Write the listing below out again exactly, dropping the images.

▶ DATA PROVIDED:
════════════════════
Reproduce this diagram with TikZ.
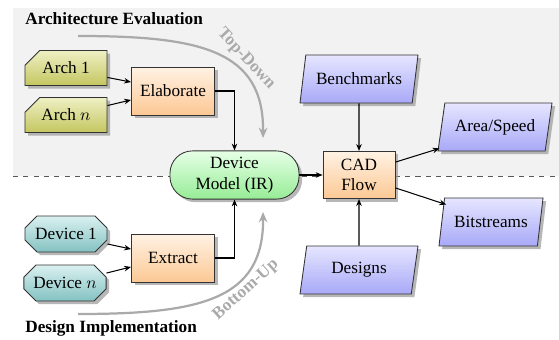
\documentclass[tikz,border=0pt]{standalone}
\usepackage{fontspec}
\setmainfont{Liberation Serif}
\usetikzlibrary{shapes.geometric,shapes.misc,shadows,arrows.meta,calc}
\definecolor{bggray}{RGB}{242,242,242}
\definecolor{archtop}{RGB}{238,240,196}
\definecolor{archbot}{RGB}{196,198,96}
\definecolor{proctop}{RGB}{255,242,228}
\definecolor{procbot}{RGB}{252,200,148}
\definecolor{dmtop}{RGB}{230,255,230}
\definecolor{dmbot}{RGB}{150,236,150}
\definecolor{iotop}{RGB}{230,230,255}
\definecolor{iobot}{RGB}{168,168,248}
\definecolor{devtop}{RGB}{218,240,240}
\definecolor{devbot}{RGB}{132,194,194}
\definecolor{flowgray}{RGB}{170,170,170}
\tikzset{
  shad/.style={drop shadow={shadow xshift=1.8pt,shadow yshift=-1.8pt,fill=black!40,opacity=0.7}},
  base/.style={draw=black!80,line width=0.5pt,shad,inner sep=2pt,align=center},
  archbox/.style={base,chamfered rectangle,chamfered rectangle corners=north west,
     chamfered rectangle xsep=4.5pt,chamfered rectangle ysep=4pt,
     minimum width=47.7pt,minimum height=20.3pt,top color=archtop,bottom color=archbot},
  devbox/.style={base,chamfered rectangle,chamfered rectangle xsep=3.5pt,chamfered rectangle ysep=3.5pt,
     minimum width=47.7pt,minimum height=20.9pt,top color=devtop,bottom color=devbot},
  procbox/.style={base,rectangle,minimum width=48.3pt,minimum height=27.9pt,top color=proctop,bottom color=procbot},
  dmbox/.style={base,rectangle,rounded corners=13pt,minimum width=75pt,minimum height=28pt,top color=dmtop,bottom color=dmbot,inner sep=1pt},
  iobox/.style={base,trapezium,trapezium left angle=73,trapezium right angle=107,trapezium stretches body,
     minimum height=27.9pt,top color=iotop,bottom color=iobot},
  conn/.style={-{Stealth[length=4pt,width=3.2pt]},line width=0.6pt,black},
  flow/.style={-{Stealth[length=6pt,width=5pt]},line width=1.3pt,flowgray},
  flowlabel/.style={text=flowgray,font=\bfseries,inner sep=0pt},
  title/.style={font=\bfseries,anchor=west,inner sep=0pt}
}
\begin{document}
\begin{tikzpicture}[x=0.5814pt,y=-0.5814pt]
\useasboundingbox (0,0) rectangle (559,339);
\fill[bggray] (13,8) rectangle (559,176);
\draw[dashed,black!65,line width=0.5pt] (13,176) -- (559,176);

\node[title] (tarch) at (25,19) {Architecture Evaluation};
\node[title] (tdes) at (25,328) {Design Implementation};

\draw[flow] (78,36) .. controls (200,36) and (264,50) .. (263,138);
\draw[flow] (78,314) .. controls (200,314) and (264,300) .. (263,212);
\node[flowlabel,rotate=-47] (ltd) at (246,59) {Top-Down};
\node[flowlabel,rotate=42] (lbu) at (246,290) {Bottom-Up};

\node[archbox] (a1) at (66,68) {Arch 1};
\node[archbox] (an) at (66,115) {Arch $n$};
\node[procbox] (elab) at (173,91) {Elaborate};
\node[devbox] (d1) at (66,234) {Device 1};
\node[devbox] (dn) at (65,283) {Device $n$};
\node[procbox] (ext) at (173,258) {Extract};
\node[dmbox] (dm) at (234.5,175) {Device\\Model (IR)};
\node[procbox,minimum width=41.9pt,minimum height=27.5pt] (cad) at (359,175) {CAD\\Flow};
\node[iobox,minimum width=68.6pt] (bench) at (359,79) {Benchmarks};
\node[iobox,minimum width=68.6pt] (des) at (359,270) {Designs};
\node[iobox,minimum width=66.3pt] (as) at (495,127) {Area/Speed};
\node[iobox,minimum width=60.5pt] (bits) at (491,222) {Bitstreams};

\draw[conn] ([yshift=-5.5pt]a1.east) -- ([yshift=5.2pt]elab.west);
\draw[conn] ([yshift=5.5pt]an.east) -- ([yshift=-5.2pt]elab.west);
\draw[conn] ([yshift=-5.8pt]d1.east) -- ([yshift=5.2pt]ext.west);
\draw[conn] ([yshift=5.8pt]dn.east) -- ([yshift=-5.2pt]ext.west);
\draw[conn] (elab.east) -| (dm.north);
\draw[conn] (ext.east) -| (dm.south);
\draw[conn] (dm.east) -- (cad.west);
\draw[conn] (bench.south) -- (cad.north);
\draw[conn] (des.north) -- (cad.south);
\draw[conn] ([yshift=7.5pt]cad.east) -- ($(as.bottom left corner)+(2,-3)$);
\draw[conn] ([yshift=-7.5pt]cad.east) -- ($(bits.top left corner)+(2,7)$);
\end{tikzpicture}
\end{document}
════════════════════
▶ SOLUTION TO THE PROBLEM:
Reproduce this diagram with TikZ.
\documentclass[tikz,border=0pt]{standalone}
\usepackage{fontspec}
\setmainfont{Liberation Serif}
\usetikzlibrary{shapes.geometric,shapes.misc,shadows,arrows.meta,calc}
\definecolor{bggray}{RGB}{242,242,242}
\definecolor{archtop}{RGB}{238,240,196}
\definecolor{archbot}{RGB}{196,198,96}
\definecolor{proctop}{RGB}{255,242,228}
\definecolor{procbot}{RGB}{252,200,148}
\definecolor{dmtop}{RGB}{230,255,230}
\definecolor{dmbot}{RGB}{150,236,150}
\definecolor{iotop}{RGB}{230,230,255}
\definecolor{iobot}{RGB}{168,168,248}
\definecolor{devtop}{RGB}{218,240,240}
\definecolor{devbot}{RGB}{132,194,194}
\definecolor{flowgray}{RGB}{170,170,170}
\tikzset{
  shad/.style={drop shadow={shadow xshift=1.8pt,shadow yshift=-1.8pt,fill=black!40,opacity=0.7}},
  base/.style={draw=black!80,line width=0.5pt,shad,inner sep=2pt,align=center},
  archbox/.style={base,chamfered rectangle,chamfered rectangle corners=north west,
     chamfered rectangle xsep=4.5pt,chamfered rectangle ysep=4pt,
     minimum width=47.7pt,minimum height=20.3pt,top color=archtop,bottom color=archbot},
  devbox/.style={base,chamfered rectangle,chamfered rectangle xsep=3.5pt,chamfered rectangle ysep=3.5pt,
     minimum width=47.7pt,minimum height=20.9pt,top color=devtop,bottom color=devbot},
  procbox/.style={base,rectangle,minimum width=48.3pt,minimum height=27.9pt,top color=proctop,bottom color=procbot},
  dmbox/.style={base,rectangle,rounded corners=13pt,minimum width=75pt,minimum height=28pt,top color=dmtop,bottom color=dmbot,inner sep=1pt},
  iobox/.style={base,trapezium,trapezium left angle=73,trapezium right angle=107,trapezium stretches body,
     minimum height=27.9pt,top color=iotop,bottom color=iobot},
  conn/.style={-{Stealth[length=4pt,width=3.2pt]},line width=0.6pt,black},
  flow/.style={-{Stealth[length=6pt,width=5pt]},line width=1.3pt,flowgray},
  flowlabel/.style={text=flowgray,font=\bfseries,inner sep=0pt},
  title/.style={font=\bfseries,anchor=west,inner sep=0pt}
}
\begin{document}
\begin{tikzpicture}[x=0.5814pt,y=-0.5814pt]
\useasboundingbox (0,0) rectangle (559,339);
\fill[bggray] (13,8) rectangle (559,176);
\draw[dashed,black!65,line width=0.5pt] (13,176) -- (559,176);

\node[title] (tarch) at (25,19) {Architecture Evaluation};
\node[title] (tdes) at (25,328) {Design Implementation};

\draw[flow] (78,36) .. controls (200,36) and (264,50) .. (263,138);
\draw[flow] (78,314) .. controls (200,314) and (264,300) .. (263,212);
\node[flowlabel,rotate=-47] (ltd) at (246,59) {Top-Down};
\node[flowlabel,rotate=42] (lbu) at (246,290) {Bottom-Up};

\node[archbox] (a1) at (66,68) {Arch 1};
\node[archbox] (an) at (66,115) {Arch $n$};
\node[procbox] (elab) at (173,91) {Elaborate};
\node[devbox] (d1) at (66,234) {Device 1};
\node[devbox] (dn) at (65,283) {Device $n$};
\node[procbox] (ext) at (173,258) {Extract};
\node[dmbox] (dm) at (234.5,175) {Device\\Model (IR)};
\node[procbox,minimum width=41.9pt,minimum height=27.5pt] (cad) at (359,175) {CAD\\Flow};
\node[iobox,minimum width=68.6pt] (bench) at (359,79) {Benchmarks};
\node[iobox,minimum width=68.6pt] (des) at (359,270) {Designs};
\node[iobox,minimum width=66.3pt] (as) at (495,127) {Area/Speed};
\node[iobox,minimum width=60.5pt] (bits) at (491,222) {Bitstreams};

\draw[conn] ([yshift=-5.5pt]a1.east) -- ([yshift=5.2pt]elab.west);
\draw[conn] ([yshift=5.5pt]an.east) -- ([yshift=-5.2pt]elab.west);
\draw[conn] ([yshift=-5.8pt]d1.east) -- ([yshift=5.2pt]ext.west);
\draw[conn] ([yshift=5.8pt]dn.east) -- ([yshift=-5.2pt]ext.west);
\draw[conn] (elab.east) -| (dm.north);
\draw[conn] (ext.east) -| (dm.south);
\draw[conn] (dm.east) -- (cad.west);
\draw[conn] (bench.south) -- (cad.north);
\draw[conn] (des.north) -- (cad.south);
\draw[conn] ([yshift=7.5pt]cad.east) -- ($(as.bottom left corner)+(2,-3)$);
\draw[conn] ([yshift=-7.5pt]cad.east) -- ($(bits.top left corner)+(2,7)$);
\end{tikzpicture}
\end{document}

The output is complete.